I: Ach so, weil Sie das vorher anders formuliert hatten. Also es geht grundsätzlich darum, dass irgendjemand

zuhause ist, egal ob Mutter oder Vater?

V: Genau.

I: Es wäre also nicht geschlechtsspezifisch?

V: Nein, für mich nicht.

I: Gibt es irgendetwas, wo Sie das so sehen würden? Zum Beispiel auch in Bezug auf die Erwerbstätigkeit?

V: In den meisten Fällen, bei uns ist es auch so, ist es so, dass der Mann mehr verdient und auf das muss man

halt auch schauen. Damit erledigt sich meist auch die Überlegung, wer bleibt jetzt länger zuhause.

I: Aber das sind jetzt im Prinzip auch keine geschlechterspezifischen Kriterien. Wenn man das so

zusammenfassen kann, dass Sie sozusagen keinen Unterschied zwischen der Vater- und der Mutterrolle

machen, glauben Sie, dass es generell in der Gesellschaft schon gemacht wird?

V: Ja, das glaube ich schon. Ich habe das zum Beispiel hier in der Nachbarschaft gemerkt. Die meisten waren

schockiert, was ich da jetzt zuhause bin und was ich da tue. Angefangen von dem, dass Sie meinten, dass ich

keinen Job mehr habe, bis zu komisch, warum ist denn da der Mann so lange zuhause. Mag daran liegen,

dass wir in unserer Umgebung relativ ältere Leute haben. Die haben alle schon in den 70er Jahren gebaut,

demnach sind die alle schon 60 bis 70 Jahre alt. Wir sind die einzig jüngeren Leute mit Kindern. Und da

merkt man schon, dass das früher alles sehr stark geprägt war, dass die Frau zuhause ist und der Mann soll

in der Früh zum Job gehen und in der Nacht wieder heimkommen.

I: Und wie reagieren Sie darauf?

V: Wenn man es Ihnen dann sagt, dann sind Sie eh der Meinung, dass das gut ist, dass sich das ein bisschen

verändert hat und dass dadurch die Väter auch mehr Zeit mit den Kindern verbringen und mehr zuhause

sind.
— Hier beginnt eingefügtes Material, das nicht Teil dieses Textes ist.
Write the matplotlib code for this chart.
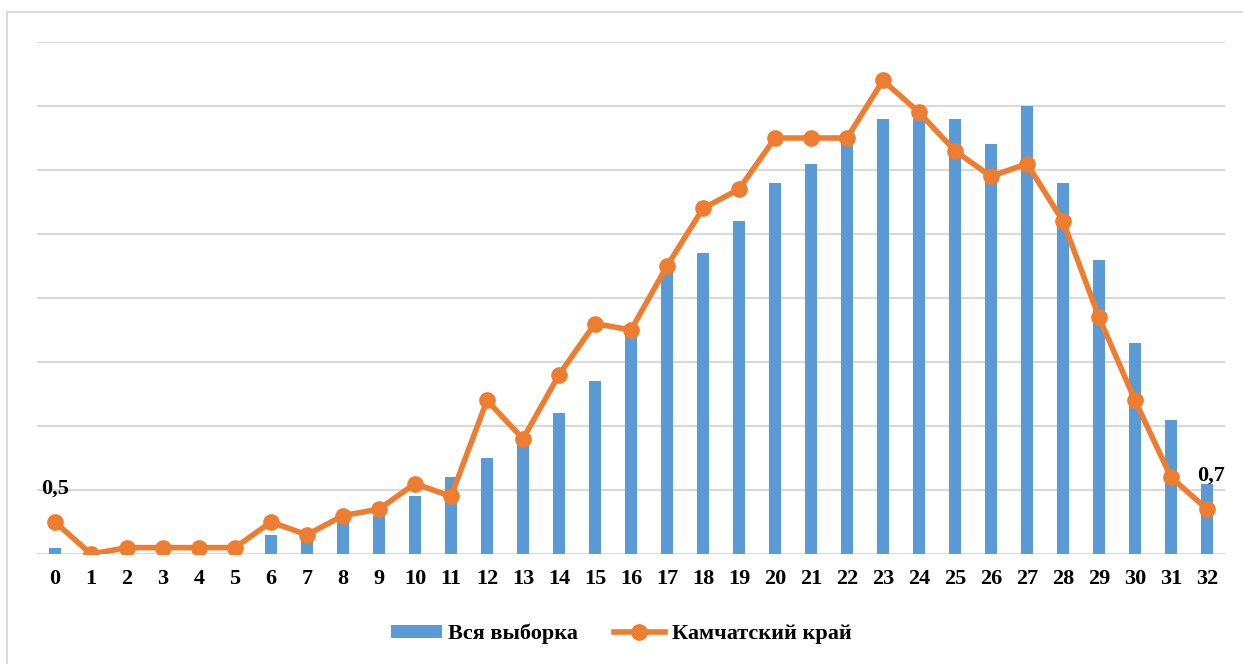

Das sehen sie dann schon positiv. Aber am Anfang finden sie es komisch.

I: Und wie ist das für Sie?

V: Ich habe da kein Problem damit.

I: Aber man hat quasi Pionierarbeit, muss alle aufklären?

V: Das ist, glaube ich, in der Gesellschaft noch nicht so angekommen, dass es normal ist, dass der Vater für

längere Zeit einmal zuhause bei den Kindern bleibt.